=== Collected material ===
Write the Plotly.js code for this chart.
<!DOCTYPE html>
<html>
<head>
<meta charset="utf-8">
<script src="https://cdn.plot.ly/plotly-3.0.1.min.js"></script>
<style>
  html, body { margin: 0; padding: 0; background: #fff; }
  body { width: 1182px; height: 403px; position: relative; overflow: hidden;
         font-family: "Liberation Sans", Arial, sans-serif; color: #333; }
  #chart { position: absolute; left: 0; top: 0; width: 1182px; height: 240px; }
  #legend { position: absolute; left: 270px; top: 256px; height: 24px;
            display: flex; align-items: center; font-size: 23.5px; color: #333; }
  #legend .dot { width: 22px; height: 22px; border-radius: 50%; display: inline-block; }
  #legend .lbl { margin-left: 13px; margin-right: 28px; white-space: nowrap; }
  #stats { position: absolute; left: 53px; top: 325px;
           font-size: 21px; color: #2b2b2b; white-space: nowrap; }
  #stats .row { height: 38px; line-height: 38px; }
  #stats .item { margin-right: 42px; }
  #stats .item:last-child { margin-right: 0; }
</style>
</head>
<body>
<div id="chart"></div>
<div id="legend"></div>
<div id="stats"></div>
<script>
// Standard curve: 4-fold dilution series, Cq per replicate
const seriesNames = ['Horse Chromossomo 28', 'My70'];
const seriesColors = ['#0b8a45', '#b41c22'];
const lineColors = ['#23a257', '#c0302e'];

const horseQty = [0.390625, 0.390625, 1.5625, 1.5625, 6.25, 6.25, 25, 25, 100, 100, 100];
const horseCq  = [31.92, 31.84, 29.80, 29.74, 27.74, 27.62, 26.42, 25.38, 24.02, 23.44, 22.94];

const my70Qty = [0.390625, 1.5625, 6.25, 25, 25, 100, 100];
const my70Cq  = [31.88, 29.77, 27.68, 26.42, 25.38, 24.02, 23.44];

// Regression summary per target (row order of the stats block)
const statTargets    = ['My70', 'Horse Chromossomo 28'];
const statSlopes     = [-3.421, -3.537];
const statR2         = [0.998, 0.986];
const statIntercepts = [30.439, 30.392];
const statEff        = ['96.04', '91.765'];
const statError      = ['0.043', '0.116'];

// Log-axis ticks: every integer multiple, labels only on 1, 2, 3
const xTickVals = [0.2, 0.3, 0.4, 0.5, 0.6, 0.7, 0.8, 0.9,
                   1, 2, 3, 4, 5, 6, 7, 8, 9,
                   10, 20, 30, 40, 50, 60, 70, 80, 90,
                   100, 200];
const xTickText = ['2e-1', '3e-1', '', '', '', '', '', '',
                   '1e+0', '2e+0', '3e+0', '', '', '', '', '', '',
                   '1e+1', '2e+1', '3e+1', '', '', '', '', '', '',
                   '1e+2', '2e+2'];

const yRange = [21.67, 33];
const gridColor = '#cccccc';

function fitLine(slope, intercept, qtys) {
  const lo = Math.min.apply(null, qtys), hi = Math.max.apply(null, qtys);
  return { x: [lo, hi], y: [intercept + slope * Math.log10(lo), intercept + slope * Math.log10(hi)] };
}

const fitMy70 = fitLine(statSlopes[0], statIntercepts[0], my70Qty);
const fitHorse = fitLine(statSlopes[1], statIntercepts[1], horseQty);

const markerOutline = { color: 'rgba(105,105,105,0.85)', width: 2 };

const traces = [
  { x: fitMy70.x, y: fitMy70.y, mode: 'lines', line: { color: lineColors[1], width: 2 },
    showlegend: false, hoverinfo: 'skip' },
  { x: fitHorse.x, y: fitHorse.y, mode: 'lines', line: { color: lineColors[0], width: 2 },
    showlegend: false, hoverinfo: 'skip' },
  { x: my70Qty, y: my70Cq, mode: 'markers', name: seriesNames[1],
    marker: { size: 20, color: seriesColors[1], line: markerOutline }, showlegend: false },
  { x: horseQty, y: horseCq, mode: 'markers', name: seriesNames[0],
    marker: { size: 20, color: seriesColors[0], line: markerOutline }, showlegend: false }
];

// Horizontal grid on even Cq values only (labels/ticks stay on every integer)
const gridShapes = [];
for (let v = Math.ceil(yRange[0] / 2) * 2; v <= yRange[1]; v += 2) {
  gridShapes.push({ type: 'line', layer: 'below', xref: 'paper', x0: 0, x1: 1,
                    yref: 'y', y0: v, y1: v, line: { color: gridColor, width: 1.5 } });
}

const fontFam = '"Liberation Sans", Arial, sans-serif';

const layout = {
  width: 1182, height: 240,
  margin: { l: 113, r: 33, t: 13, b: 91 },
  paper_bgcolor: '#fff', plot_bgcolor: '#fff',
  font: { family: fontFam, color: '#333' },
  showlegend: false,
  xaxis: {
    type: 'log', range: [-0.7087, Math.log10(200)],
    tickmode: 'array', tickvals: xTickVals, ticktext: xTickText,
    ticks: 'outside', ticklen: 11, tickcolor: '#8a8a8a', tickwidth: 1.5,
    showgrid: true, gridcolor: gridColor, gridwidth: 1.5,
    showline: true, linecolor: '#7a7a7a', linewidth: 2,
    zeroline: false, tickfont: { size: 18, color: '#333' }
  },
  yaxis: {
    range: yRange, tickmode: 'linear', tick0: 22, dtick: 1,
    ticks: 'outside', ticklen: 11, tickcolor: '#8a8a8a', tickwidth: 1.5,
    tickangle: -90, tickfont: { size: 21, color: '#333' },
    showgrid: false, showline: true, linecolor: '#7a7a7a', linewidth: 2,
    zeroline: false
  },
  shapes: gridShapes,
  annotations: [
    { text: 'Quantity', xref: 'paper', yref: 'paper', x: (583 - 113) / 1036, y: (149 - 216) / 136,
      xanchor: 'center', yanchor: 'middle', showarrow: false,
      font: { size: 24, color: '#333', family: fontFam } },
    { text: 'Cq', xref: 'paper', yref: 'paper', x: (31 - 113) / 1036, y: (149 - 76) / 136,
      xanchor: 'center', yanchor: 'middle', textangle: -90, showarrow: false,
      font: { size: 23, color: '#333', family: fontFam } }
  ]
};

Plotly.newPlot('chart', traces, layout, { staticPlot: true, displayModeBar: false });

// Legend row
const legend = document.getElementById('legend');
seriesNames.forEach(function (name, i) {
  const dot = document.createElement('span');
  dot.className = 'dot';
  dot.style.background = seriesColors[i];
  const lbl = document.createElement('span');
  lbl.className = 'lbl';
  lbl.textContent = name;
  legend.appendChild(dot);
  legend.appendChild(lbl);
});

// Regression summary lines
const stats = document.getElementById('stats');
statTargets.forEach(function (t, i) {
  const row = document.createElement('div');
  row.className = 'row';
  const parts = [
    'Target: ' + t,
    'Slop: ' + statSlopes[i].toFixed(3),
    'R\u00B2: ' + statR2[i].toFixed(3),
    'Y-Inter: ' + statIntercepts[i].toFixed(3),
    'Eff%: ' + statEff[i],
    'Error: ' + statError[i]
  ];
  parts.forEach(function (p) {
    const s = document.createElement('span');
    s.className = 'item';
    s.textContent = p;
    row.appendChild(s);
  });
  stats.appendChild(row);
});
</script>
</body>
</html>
===
— Exercise brief —
Print out the whole listing exactly as it appears.

— Solution below —
Write the Plotly.js code for this chart.
<!DOCTYPE html>
<html>
<head>
<meta charset="utf-8">
<script src="https://cdn.plot.ly/plotly-3.0.1.min.js"></script>
<style>
  html, body { margin: 0; padding: 0; background: #fff; }
  body { width: 1182px; height: 403px; position: relative; overflow: hidden;
         font-family: "Liberation Sans", Arial, sans-serif; color: #333; }
  #chart { position: absolute; left: 0; top: 0; width: 1182px; height: 240px; }
  #legend { position: absolute; left: 270px; top: 256px; height: 24px;
            display: flex; align-items: center; font-size: 23.5px; color: #333; }
  #legend .dot { width: 22px; height: 22px; border-radius: 50%; display: inline-block; }
  #legend .lbl { margin-left: 13px; margin-right: 28px; white-space: nowrap; }
  #stats { position: absolute; left: 53px; top: 325px;
           font-size: 21px; color: #2b2b2b; white-space: nowrap; }
  #stats .row { height: 38px; line-height: 38px; }
  #stats .item { margin-right: 42px; }
  #stats .item:last-child { margin-right: 0; }
</style>
</head>
<body>
<div id="chart"></div>
<div id="legend"></div>
<div id="stats"></div>
<script>
// Standard curve: 4-fold dilution series, Cq per replicate
const seriesNames = ['Horse Chromossomo 28', 'My70'];
const seriesColors = ['#0b8a45', '#b41c22'];
const lineColors = ['#23a257', '#c0302e'];

const horseQty = [0.390625, 0.390625, 1.5625, 1.5625, 6.25, 6.25, 25, 25, 100, 100, 100];
const horseCq  = [31.92, 31.84, 29.80, 29.74, 27.74, 27.62, 26.42, 25.38, 24.02, 23.44, 22.94];

const my70Qty = [0.390625, 1.5625, 6.25, 25, 25, 100, 100];
const my70Cq  = [31.88, 29.77, 27.68, 26.42, 25.38, 24.02, 23.44];

// Regression summary per target (row order of the stats block)
const statTargets    = ['My70', 'Horse Chromossomo 28'];
const statSlopes     = [-3.421, -3.537];
const statR2         = [0.998, 0.986];
const statIntercepts = [30.439, 30.392];
const statEff        = ['96.04', '91.765'];
const statError      = ['0.043', '0.116'];

// Log-axis ticks: every integer multiple, labels only on 1, 2, 3
const xTickVals = [0.2, 0.3, 0.4, 0.5, 0.6, 0.7, 0.8, 0.9,
                   1, 2, 3, 4, 5, 6, 7, 8, 9,
                   10, 20, 30, 40, 50, 60, 70, 80, 90,
                   100, 200];
const xTickText = ['2e-1', '3e-1', '', '', '', '', '', '',
                   '1e+0', '2e+0', '3e+0', '', '', '', '', '', '',
                   '1e+1', '2e+1', '3e+1', '', '', '', '', '', '',
                   '1e+2', '2e+2'];

const yRange = [21.67, 33];
const gridColor = '#cccccc';

function fitLine(slope, intercept, qtys) {
  const lo = Math.min.apply(null, qtys), hi = Math.max.apply(null, qtys);
  return { x: [lo, hi], y: [intercept + slope * Math.log10(lo), intercept + slope * Math.log10(hi)] };
}

const fitMy70 = fitLine(statSlopes[0], statIntercepts[0], my70Qty);
const fitHorse = fitLine(statSlopes[1], statIntercepts[1], horseQty);

const markerOutline = { color: 'rgba(105,105,105,0.85)', width: 2 };

const traces = [
  { x: fitMy70.x, y: fitMy70.y, mode: 'lines', line: { color: lineColors[1], width: 2 },
    showlegend: false, hoverinfo: 'skip' },
  { x: fitHorse.x, y: fitHorse.y, mode: 'lines', line: { color: lineColors[0], width: 2 },
    showlegend: false, hoverinfo: 'skip' },
  { x: my70Qty, y: my70Cq, mode: 'markers', name: seriesNames[1],
    marker: { size: 20, color: seriesColors[1], line: markerOutline }, showlegend: false },
  { x: horseQty, y: horseCq, mode: 'markers', name: seriesNames[0],
    marker: { size: 20, color: seriesColors[0], line: markerOutline }, showlegend: false }
];

// Horizontal grid on even Cq values only (labels/ticks stay on every integer)
const gridShapes = [];
for (let v = Math.ceil(yRange[0] / 2) * 2; v <= yRange[1]; v += 2) {
  gridShapes.push({ type: 'line', layer: 'below', xref: 'paper', x0: 0, x1: 1,
                    yref: 'y', y0: v, y1: v, line: { color: gridColor, width: 1.5 } });
}

const fontFam = '"Liberation Sans", Arial, sans-serif';

const layout = {
  width: 1182, height: 240,
  margin: { l: 113, r: 33, t: 13, b: 91 },
  paper_bgcolor: '#fff', plot_bgcolor: '#fff',
  font: { family: fontFam, color: '#333' },
  showlegend: false,
  xaxis: {
    type: 'log', range: [-0.7087, Math.log10(200)],
    tickmode: 'array', tickvals: xTickVals, ticktext: xTickText,
    ticks: 'outside', ticklen: 11, tickcolor: '#8a8a8a', tickwidth: 1.5,
    showgrid: true, gridcolor: gridColor, gridwidth: 1.5,
    showline: true, linecolor: '#7a7a7a', linewidth: 2,
    zeroline: false, tickfont: { size: 18, color: '#333' }
  },
  yaxis: {
    range: yRange, tickmode: 'linear', tick0: 22, dtick: 1,
    ticks: 'outside', ticklen: 11, tickcolor: '#8a8a8a', tickwidth: 1.5,
    tickangle: -90, tickfont: { size: 21, color: '#333' },
    showgrid: false, showline: true, linecolor: '#7a7a7a', linewidth: 2,
    zeroline: false
  },
  shapes: gridShapes,
  annotations: [
    { text: 'Quantity', xref: 'paper', yref: 'paper', x: (583 - 113) / 1036, y: (149 - 216) / 136,
      xanchor: 'center', yanchor: 'middle', showarrow: false,
      font: { size: 24, color: '#333', family: fontFam } },
    { text: 'Cq', xref: 'paper', yref: 'paper', x: (31 - 113) / 1036, y: (149 - 76) / 136,
      xanchor: 'center', yanchor: 'middle', textangle: -90, showarrow: false,
      font: { size: 23, color: '#333', family: fontFam } }
  ]
};

Plotly.newPlot('chart', traces, layout, { staticPlot: true, displayModeBar: false });

// Legend row
const legend = document.getElementById('legend');
seriesNames.forEach(function (name, i) {
  const dot = document.createElement('span');
  dot.className = 'dot';
  dot.style.background = seriesColors[i];
  const lbl = document.createElement('span');
  lbl.className = 'lbl';
  lbl.textContent = name;
  legend.appendChild(dot);
  legend.appendChild(lbl);
});

// Regression summary lines
const stats = document.getElementById('stats');
statTargets.forEach(function (t, i) {
  const row = document.createElement('div');
  row.className = 'row';
  const parts = [
    'Target: ' + t,
    'Slop: ' + statSlopes[i].toFixed(3),
    'R\u00B2: ' + statR2[i].toFixed(3),
    'Y-Inter: ' + statIntercepts[i].toFixed(3),
    'Eff%: ' + statEff[i],
    'Error: ' + statError[i]
  ];
  parts.forEach(function (p) {
    const s = document.createElement('span');
    s.className = 'item';
    s.textContent = p;
    row.appendChild(s);
  });
  stats.appendChild(row);
});
</script>
</body>
</html>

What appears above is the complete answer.